- Born: August 24, 1951 (age 74) Montreal, Quebec, Canada
- Occupation: Actress
- Known for: The Handyman (L'Homme à tout faire), Latitude 55°, Walls

= Andrée Pelletier =

Canadian actress

Andrée Pelletier (born August 24, 1951) is a Canadian actress, screenwriter and film director.
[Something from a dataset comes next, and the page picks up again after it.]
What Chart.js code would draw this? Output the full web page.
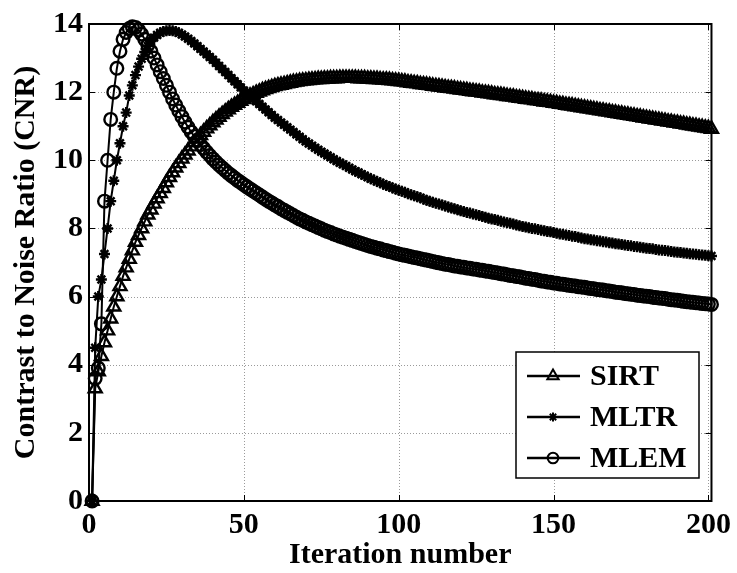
<!DOCTYPE html>
<html>
<head>
<meta charset="utf-8">
<script src="https://cdn.jsdelivr.net/npm/chart.js"></script>
<style>
  body { margin: 0; background: #fff; }
  canvas { display: block; }
</style>
</head>
<body>
<canvas id="cnr" width="737" height="573"></canvas>
<script>
// iteration numbers (x) and CNR per reconstruction method
const iterations = Array.from({ length: 201 }, (_, i) => i + 1);

const sirt = [
  0, 3.3, 3.8, 4.25, 4.65, 5.0, 5.35, 5.7, 6.0, 6.3,
  6.6, 6.85, 7.1, 7.35, 7.6, 7.8, 8.0, 8.2, 8.4, 8.55,
  8.72, 8.88, 9.03, 9.18, 9.35, 9.5, 9.64, 9.78, 9.91, 10.04,
  10.16, 10.28, 10.4, 10.52, 10.63, 10.73, 10.83, 10.93, 11.02, 11.11,
  11.19, 11.27, 11.35, 11.42, 11.49, 11.56, 11.62, 11.68, 11.74, 11.79,
  11.84, 11.89, 11.93, 11.97, 12.01, 12.05, 12.08, 12.11, 12.14, 12.17,
  12.19, 12.21, 12.23, 12.25, 12.27, 12.29, 12.3, 12.32, 12.33, 12.34,
  12.35, 12.36, 12.37, 12.38, 12.38, 12.39, 12.39, 12.4, 12.4, 12.4,
  12.41, 12.41, 12.41, 12.41, 12.41, 12.41, 12.4, 12.4, 12.4, 12.39,
  12.39, 12.38, 12.38, 12.37, 12.36, 12.36, 12.35, 12.34, 12.33, 12.32,
  12.31, 12.3, 12.28, 12.27, 12.26, 12.25, 12.23, 12.22, 12.21, 12.2,
  12.18, 12.17, 12.16, 12.15, 12.13, 12.12, 12.11, 12.1, 12.08, 12.07,
  12.06, 12.05, 12.03, 12.02, 12.01, 12.0, 11.98, 11.97, 11.96, 11.95,
  11.93, 11.92, 11.91, 11.9, 11.88, 11.87, 11.86, 11.84, 11.83, 11.82,
  11.8, 11.79, 11.78, 11.76, 11.75, 11.74, 11.72, 11.71, 11.7, 11.68,
  11.67, 11.65, 11.64, 11.62, 11.61, 11.6, 11.58, 11.57, 11.55, 11.54,
  11.52, 11.51, 11.49, 11.48, 11.46, 11.45, 11.43, 11.42, 11.4, 11.39,
  11.37, 11.36, 11.34, 11.33, 11.31, 11.3, 11.28, 11.27, 11.25, 11.24,
  11.22, 11.21, 11.19, 11.18, 11.16, 11.15, 11.13, 11.12, 11.1, 11.09,
  11.07, 11.06, 11.04, 11.03, 11.01, 11.0, 10.98, 10.97, 10.95, 10.94,
  10.92
];

const mltr = [
  0, 4.5, 6.0, 6.5, 7.25, 8.0, 8.8, 9.4, 10.0, 10.5,
  11.0, 11.4, 11.9, 12.2, 12.5, 12.75, 12.98, 13.18, 13.35, 13.5,
  13.6, 13.68, 13.74, 13.78, 13.8, 13.81, 13.8, 13.78, 13.74, 13.69,
  13.63, 13.57, 13.5, 13.43, 13.35, 13.27, 13.19, 13.11, 13.03, 12.95,
  12.86, 12.77, 12.68, 12.59, 12.5, 12.41, 12.32, 12.23, 12.14, 12.05,
  11.97, 11.89, 11.81, 11.73, 11.65, 11.57, 11.49, 11.41, 11.33, 11.25,
  11.18, 11.11, 11.04, 10.97, 10.9, 10.83, 10.76, 10.69, 10.62, 10.55,
  10.49, 10.43, 10.37, 10.31, 10.25, 10.2, 10.14, 10.09, 10.03, 9.98,
  9.93, 9.88, 9.83, 9.78, 9.73, 9.68, 9.64, 9.59, 9.55, 9.5,
  9.46, 9.42, 9.38, 9.34, 9.3, 9.26, 9.23, 9.19, 9.16, 9.12,
  9.09, 9.06, 9.02, 8.99, 8.96, 8.93, 8.9, 8.86, 8.83, 8.8,
  8.77, 8.74, 8.72, 8.69, 8.66, 8.63, 8.6, 8.58, 8.55, 8.52,
  8.5, 8.47, 8.45, 8.42, 8.4, 8.38, 8.35, 8.33, 8.3, 8.28,
  8.26, 8.24, 8.21, 8.19, 8.17, 8.15, 8.13, 8.1, 8.08, 8.06,
  8.04, 8.02, 8.0, 7.99, 7.97, 7.95, 7.93, 7.91, 7.9, 7.88,
  7.86, 7.84, 7.83, 7.81, 7.79, 7.77, 7.76, 7.74, 7.72, 7.7,
  7.69, 7.67, 7.66, 7.64, 7.63, 7.61, 7.6, 7.58, 7.57, 7.55,
  7.54, 7.53, 7.51, 7.5, 7.49, 7.47, 7.46, 7.45, 7.43, 7.42,
  7.41, 7.4, 7.38, 7.37, 7.36, 7.35, 7.34, 7.32, 7.31, 7.3,
  7.29, 7.28, 7.27, 7.26, 7.25, 7.24, 7.23, 7.22, 7.21, 7.2,
  7.19
];

const mlem = [
  0, 3.6, 3.9, 5.2, 8.8, 10.0, 11.2, 12.0, 12.7, 13.2,
  13.55, 13.75, 13.87, 13.92, 13.9, 13.82, 13.7, 13.55, 13.38, 13.2,
  13.0, 12.8, 12.6, 12.4, 12.2, 12.0, 11.8, 11.62, 11.45, 11.28,
  11.12, 10.97, 10.83, 10.7, 10.58, 10.46, 10.35, 10.24, 10.14, 10.04,
  9.95, 9.86, 9.78, 9.7, 9.62, 9.55, 9.48, 9.41, 9.35, 9.28,
  9.22, 9.16, 9.1, 9.04, 8.98, 8.92, 8.86, 8.8, 8.75, 8.69,
  8.64, 8.58, 8.53, 8.48, 8.43, 8.38, 8.33, 8.28, 8.24, 8.19,
  8.15, 8.11, 8.07, 8.03, 7.99, 7.95, 7.91, 7.88, 7.84, 7.81,
  7.77, 7.74, 7.71, 7.68, 7.65, 7.62, 7.59, 7.56, 7.53, 7.5,
  7.47, 7.45, 7.42, 7.4, 7.37, 7.35, 7.32, 7.3, 7.27, 7.25,
  7.23, 7.21, 7.19, 7.17, 7.15, 7.13, 7.11, 7.09, 7.07, 7.05,
  7.03, 7.01, 6.99, 6.97, 6.95, 6.94, 6.92, 6.9, 6.89, 6.87,
  6.86, 6.84, 6.83, 6.81, 6.8, 6.78, 6.77, 6.75, 6.74, 6.72,
  6.71, 6.69, 6.67, 6.66, 6.64, 6.62, 6.61, 6.59, 6.58, 6.56,
  6.54, 6.53, 6.51, 6.5, 6.48, 6.46, 6.45, 6.43, 6.42, 6.4,
  6.39, 6.37, 6.36, 6.35, 6.33, 6.32, 6.31, 6.29, 6.28, 6.27,
  6.25, 6.24, 6.23, 6.21, 6.2, 6.19, 6.17, 6.16, 6.15, 6.13,
  6.12, 6.11, 6.09, 6.08, 6.07, 6.06, 6.04, 6.03, 6.02, 6.01,
  6.0, 5.98, 5.97, 5.96, 5.95, 5.94, 5.92, 5.91, 5.9, 5.89,
  5.88, 5.86, 5.85, 5.84, 5.83, 5.82, 5.81, 5.8, 5.79, 5.78,
  5.77
];

const xTicks = [0, 50, 100, 150, 200];
const yTicks = [0, 2, 4, 6, 8, 10, 12, 14];

const FONT = '"Times New Roman", "Liberation Serif", serif';

const toPoints = (vals) => vals.map((v, i) => ({ x: iterations[i], y: v }));

const series = (label, vals, style, radius, fill) => ({
    label: label,
    data: toPoints(vals),
    borderColor: '#000',
    borderWidth: 2,
    pointStyle: style,
    pointRadius: radius,
    pointBorderWidth: 2.4,
    pointBorderColor: '#000',
    pointBackgroundColor: fill,
    tension: 0,
    clip: false
});

// dotted grid, boxed axes with inward ticks, and a boxed legend
const matlabFrame = {
    id: 'matlabFrame',
    beforeDatasetsDraw(chart) {
        const { ctx, chartArea: a, scales: { x, y } } = chart;
        ctx.save();
        ctx.strokeStyle = '#9a9a9a';
        ctx.lineWidth = 1;
        ctx.setLineDash([1, 2]);
        xTicks.forEach((t) => {
            const px = Math.round(x.getPixelForValue(t)) + 0.5;
            ctx.beginPath(); ctx.moveTo(px, a.top); ctx.lineTo(px, a.bottom); ctx.stroke();
        });
        yTicks.forEach((t) => {
            const py = Math.round(y.getPixelForValue(t)) + 0.5;
            ctx.beginPath(); ctx.moveTo(a.left, py); ctx.lineTo(a.right, py); ctx.stroke();
        });
        ctx.restore();
    },
    afterDatasetsDraw(chart) {
        const { ctx, chartArea: a, scales: { x, y } } = chart;
        ctx.save();
        ctx.strokeStyle = '#000';
        ctx.lineWidth = 1;
        const tl = 6;
        xTicks.forEach((t) => {
            const px = Math.round(x.getPixelForValue(t)) + 0.5;
            ctx.beginPath(); ctx.moveTo(px, a.bottom); ctx.lineTo(px, a.bottom - tl); ctx.stroke();
            ctx.beginPath(); ctx.moveTo(px, a.top); ctx.lineTo(px, a.top + tl); ctx.stroke();
        });
        yTicks.forEach((t) => {
            const py = Math.round(y.getPixelForValue(t)) + 0.5;
            ctx.beginPath(); ctx.moveTo(a.left, py); ctx.lineTo(a.left + tl, py); ctx.stroke();
            ctx.beginPath(); ctx.moveTo(a.right, py); ctx.lineTo(a.right - tl, py); ctx.stroke();
        });
        ctx.lineWidth = 2;
        ctx.strokeRect(a.left, a.top, a.right - a.left, a.bottom - a.top);

        // legend box
        const box = { left: 516, top: 352, right: 699, bottom: 478 };
        ctx.fillStyle = '#fff';
        ctx.fillRect(box.left, box.top, box.right - box.left, box.bottom - box.top);
        ctx.lineWidth = 1.5;
        ctx.strokeRect(box.left, box.top, box.right - box.left, box.bottom - box.top);
        ctx.font = 'bold 30px ' + FONT;
        ctx.textBaseline = 'middle';
        ctx.textAlign = 'left';
        chart.data.datasets.forEach((ds, i) => {
            const rowY = 376 + i * 41;
            ctx.strokeStyle = '#000';
            ctx.lineWidth = 2.5;
            ctx.beginPath(); ctx.moveTo(527, rowY); ctx.lineTo(580, rowY); ctx.stroke();
            ctx.fillStyle = ds.pointBackgroundColor;
            ctx.lineWidth = 2;
            Chart.helpers.drawPoint(ctx, {
                pointStyle: ds.pointStyle,
                radius: ds.pointRadius - 1,
                borderWidth: 2,
                rotation: 0
            }, 553, rowY);
            ctx.fillStyle = '#000';
            ctx.fillText(ds.label, 590, rowY + 1);
        });
        ctx.restore();
    }
};

new Chart(document.getElementById('cnr'), {
    type: 'line',
    data: {
        datasets: [
            series('SIRT', sirt, 'triangle', 7.5, 'rgba(0,0,0,0)'),
            series('MLTR', mltr, 'star', 5.5, '#000'),
            series('MLEM', mlem, 'circle', 6.3, 'rgba(0,0,0,0)')
        ]
    },
    options: {
        responsive: false,
        animation: false,
        layout: { padding: { top: 20, right: 24, left: 0, bottom: 0 } },
        plugins: {
            legend: { display: false },
            tooltip: { enabled: false }
        },
        scales: {
            x: {
                type: 'linear',
                min: 0,
                max: 201,
                grid: { display: false, drawTicks: false },
                border: { display: false },
                afterBuildTicks: (s) => { s.ticks = xTicks.map((v) => ({ value: v })); },
                ticks: {
                    color: '#000',
                    padding: 6,
                    maxRotation: 0,
                    autoSkip: false,
                    font: { family: FONT, size: 30, weight: 'bold' }
                },
                title: {
                    display: true,
                    text: 'Iteration number',
                    color: '#000',
                    padding: { top: 0, bottom: 0 },
                    font: { family: FONT, size: 30, weight: 'bold' }
                },
                afterFit: (s) => { s.height = 72; }
            },
            y: {
                min: 0,
                max: 14,
                grid: { display: false, drawTicks: false },
                border: { display: false },
                afterBuildTicks: (s) => { s.ticks = yTicks.map((v) => ({ value: v })); },
                ticks: {
                    color: '#000',
                    padding: 6,
                    autoSkip: false,
                    font: { family: FONT, size: 30, weight: 'bold' }
                },
                title: {
                    display: true,
                    text: 'Contrast to Noise Ratio (CNR)',
                    color: '#000',
                    padding: { top: 8, bottom: 0 },
                    font: { family: FONT, size: 30, weight: 'bold' }
                },
                afterFit: (s) => { s.width = 89; }
            }
        }
    },
    plugins: [matlabFrame]
});
</script>
</body>
</html>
As an actress, she is a five-time Canadian Film Award and Genie Award nominee, receiving nominations for Best Actress at the 29th Canadian Film Awards in 1978 for her performance as Marie-Anne Gaboury in the film Marie-Anne, at the 2nd Genie Awards in 1981 for The Handyman (L'Homme à tout faire), at the 4th Genie Awards in 1983 for Latitude 55° and at the 6th Genie Awards in 1985 for Walls, and a Best Supporting Actress nominee at the 8th Genie Awards in 1987 for Bach and Broccoli (Bach et Bottine).

She later turned to screenwriting, including the films The Peanut Butter Solution, Nénette and Karmina, and directed the films Anchor Zone and Voodoo Dolls.

Born in Montreal, Quebec, she is the daughter of Gérard Pelletier, a former journalist and diplomat.